Light’s Debut: Good Morning, Starshine!

Astronomers have for the first time detected signs of one of the earliest and least understood eras in the universe, the murky time just before the first stars and quasars flooded the cosmos with light.

Timeline of cosmic history indicates when stars and galaxies formed and the universe reionized, permitting starlight to stream forth. Djorgovski et al., Caltech Digital Media Center

The new observations, announced independently by two teams, “are very important because they are beginning to probe the time [just after] the first massive stars and quasars came into being,” comments theorist David N. Spergel of Princeton University.

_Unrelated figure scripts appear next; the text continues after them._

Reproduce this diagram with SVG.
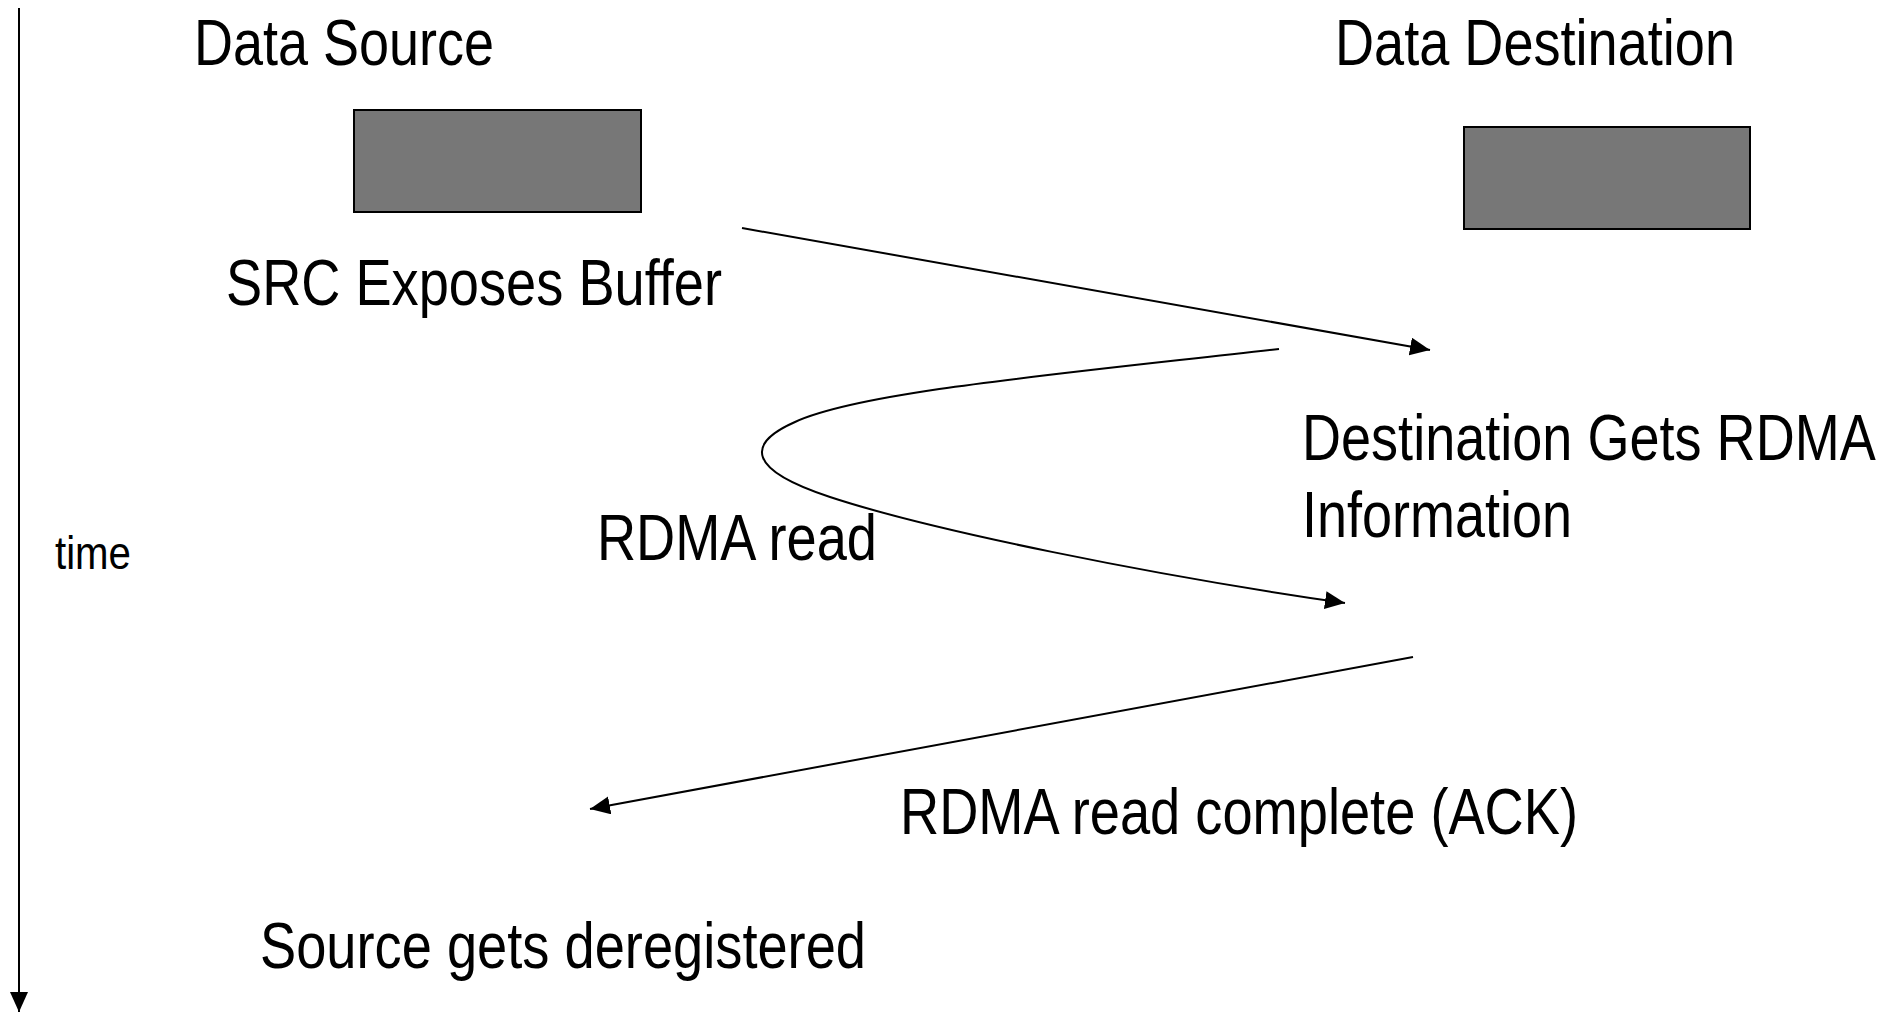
<svg xmlns="http://www.w3.org/2000/svg" width="1900" height="1013" viewBox="0 0 1900 1013">
  <style>
    .lbl { font-family: "Liberation Sans Narrow", "Liberation Sans", Arial, sans-serif; font-size: 64px; fill: #000; }
    .small { font-size: 46px; }
    .buf { fill: #777777; stroke: #000; stroke-width: 2; }
    .conn { fill: none; stroke: #000; stroke-width: 2; }
  </style>
  <defs>
    <marker id="head" markerUnits="userSpaceOnUse" markerWidth="22" markerHeight="20" refX="20" refY="9" orient="auto">
      <path d="M0,0 L20,9 L0,18 z" fill="#000"/>
    </marker>
  </defs>
  <rect width="1900" height="1013" fill="#fff"/>

  <!-- time axis -->
  <g id="time-axis">
    <line class="conn" x1="19" y1="8" x2="19" y2="1012" marker-end="url(#head)"/>
    <text class="lbl small" x="55" y="569" textLength="76" lengthAdjust="spacingAndGlyphs">time</text>
  </g>

  <!-- source side -->
  <g id="data-source">
    <text class="lbl" x="194" y="65" textLength="300" lengthAdjust="spacingAndGlyphs">Data Source</text>
    <rect class="buf" x="354" y="110" width="287" height="102"/>
  </g>

  <!-- destination side -->
  <g id="data-destination">
    <text class="lbl" x="1335" y="65" textLength="400" lengthAdjust="spacingAndGlyphs">Data Destination</text>
    <rect class="buf" x="1464" y="127" width="286" height="102"/>
  </g>

  <g id="src-exposes">
    <text class="lbl" x="226" y="305" textLength="496" lengthAdjust="spacingAndGlyphs">SRC Exposes Buffer</text>
  </g>

  <g id="dest-gets-info">
    <!-- narrowed by a horizontal scale so the line stays inside the page -->
    <text class="lbl" transform="translate(1302,460) scale(0.845,1)" x="0" y="0" textLength="679" lengthAdjust="spacingAndGlyphs">Destination Gets RDMA</text>
    <text class="lbl" x="1302" y="537" textLength="270" lengthAdjust="spacingAndGlyphs">Information</text>
  </g>

  <g id="rdma-read">
    <text class="lbl" x="597" y="560" textLength="280" lengthAdjust="spacingAndGlyphs">RDMA read</text>
  </g>

  <g id="read-complete">
    <text class="lbl" x="900" y="834" textLength="678" lengthAdjust="spacingAndGlyphs">RDMA read complete (ACK)</text>
  </g>

  <g id="source-deregistered">
    <text class="lbl" x="260" y="968" textLength="606" lengthAdjust="spacingAndGlyphs">Source gets deregistered</text>
  </g>

  <!-- message flow -->
  <g id="connectors">
    <line class="conn" x1="742" y1="228" x2="1430" y2="350" marker-end="url(#head)"/>
    <path class="conn" d="M1279,349 C1050,375 860,392 795,422 C745,444 748,470 830,497 C930,530 1150,575 1345,603" marker-end="url(#head)"/>
    <line class="conn" x1="1413" y1="657" x2="590" y2="809" marker-end="url(#head)"/>
  </g>
</svg>
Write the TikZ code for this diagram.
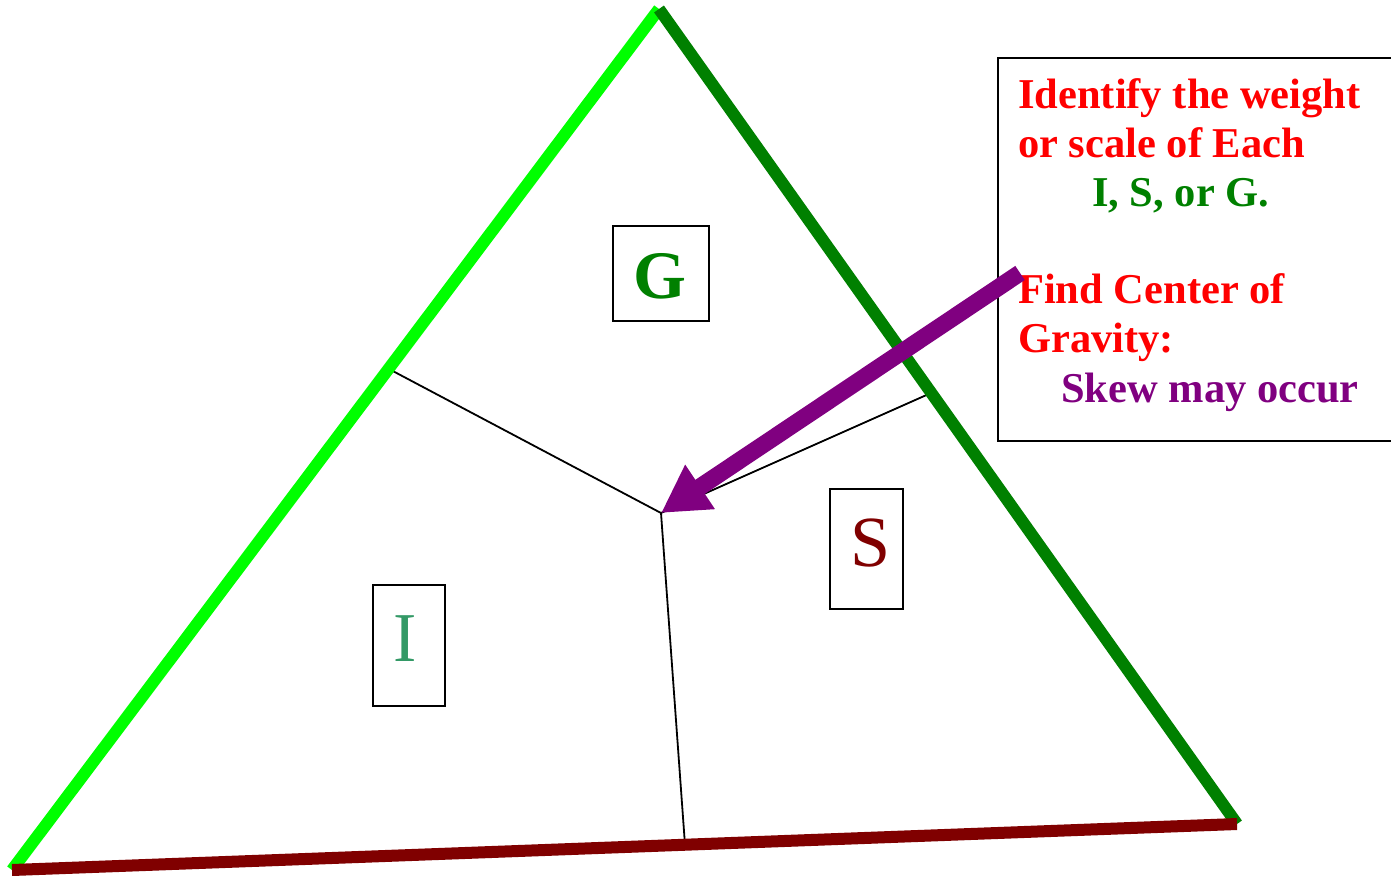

The findings reveal that these objects first illuminated the universe about 900 million years after the Big Bang, says codiscoverer Robert H. Becker of University of California, Davis and the Lawrence Livermore (Calif.) National Laboratory.

The era before light, dubbed the cosmic Dark Ages, began some 300,000 years after the Big Bang. That’s when the universe had dissipated enough of the Big Bang’s heat that electrons and protons could bind together to form hydrogen atoms. With electrons no longer free to scatter the radiation left over from the Big Bang, that light finally streamed freely into space. As this relic radiation faded, the cosmos plunged into darkness.

Within that murk, gas gathered into clumps and, over several hundred million years, formed fledgling galaxies. But even as the stars and quasars within these protogalaxies began to light up, the universe as a whole remained dark. That’s because the atomic hydrogen, which readily absorbs photons, quenched the radiation.

The Dark Ages came to an end only when these early stars and quasars generated enough ultraviolet light to reionize the hydrogen atoms, turning them back into protons and electrons. Unlike atomic hydrogen, ionized hydrogen doesn’t absorb radiation. This process of reionization, therefore, permitted the light from luminous objects to pervade the universe for the first time. Cosmic dawn had arrived.

It’s the transition from atomic to ionized hydrogen that Becker and his colleagues, as well as researchers led by S. George Djorgovski of the California Institute of Technology in Pasadena, say that they have now detected.

To do so, each team relied on light emitted by extraordinarily distant quasars. Recently found by the Sloan Digital Survey (SN: 6/9/01, p. 356), an ongoing, mammoth census of the heavens, the quasars hail from a time when the cosmos was less than one-tenth its current age. The astronomers reasoned that if the quasars were born before the universe had been reionized, their light would have encountered vast amounts of atomic hydrogen, and the radiation would have been absorbed.

Using one of the Keck telescopes atop Mauna Kea in Hawaii to examine spectra of the distant quasars, the teams both report that they’ve found this absorption. It shows features first described in 1965 by James E.

Gunn, now at Princeton University and Bruce Peterson, now at the Australian National University in Canberra.

Becker and his colleagues report finding the Gunn-Peterson effect (http://xxx.lanl.gov/abs/astro-ph/0108097), as do Djorgovski and his collaborators (http://xxx.lanl.gov/abs/astro-ph/0108069). Detecting the Gunn-Peterson effect “has been a Holy Grail, long sought after for decades,” notes cosmologist Jerry P. Ostriker of Princeton University.

Becker’s team examined the four most remote quasars known but found the Gunn-Peterson effect in the spectra of only the most distant one.

Djorgovski and his collaborators recorded the spectra of a single quasar–one of the three for which Becker’s team found no evidence of the effect. Djorgovski says he and his coworkers observed the quasar for a much longer time than Becker’s team did and that the extended study enabled them to view “the tail end” of the Dark Ages.

Rather than detecting complete absorption of the radiation associated with hydrogen atoms, Djorgovski says his team sees small amounts of light transmission mixed in with the absorption. He interprets this as chunks of atomic hydrogen embedded among regions that have already become ionized.

“We’re seeing the finale” of the Dark Ages, he says.

Djorgovski suggests that Becker’s team, looking at a more distant quasar, “is seeing reionization at an earlier stage,” when the cosmos was about 100 million years younger and had more atomic hydrogen.

Spergel finds the evidence of reionization presented by Becker’s team more convincing than that of Djorgovski’s. Although both teams may be probing the reionization era, it’s difficult to know for sure, he adds. Because atomic hydrogen absorbs light so well, scientists looking at quasar spectra can’t distinguish between a tiny bit of unionized hydrogen and a much larger amount. Therefore, researchers can’t tell whether they are examining the universe when it is almost fully reionized or has just begun the process, Spergel says.

The teams hope to confirm their results by examining other distant quasars.

Abraham Loeb and George B. Rybicki of the Harvard-Smithsonian Center for

Astrophysics in Cambridge, Mass., propose a search for the dim halo of scattered light expected to surround quasars born before reionization.

“All that we’re really seeing is the consequence of the turning on of quasars and stars,” notes Djorgovski. “We still haven’t seen the formation of the very first luminous objects. That will be a job for the next generation of big telescopes on the ground and in space.”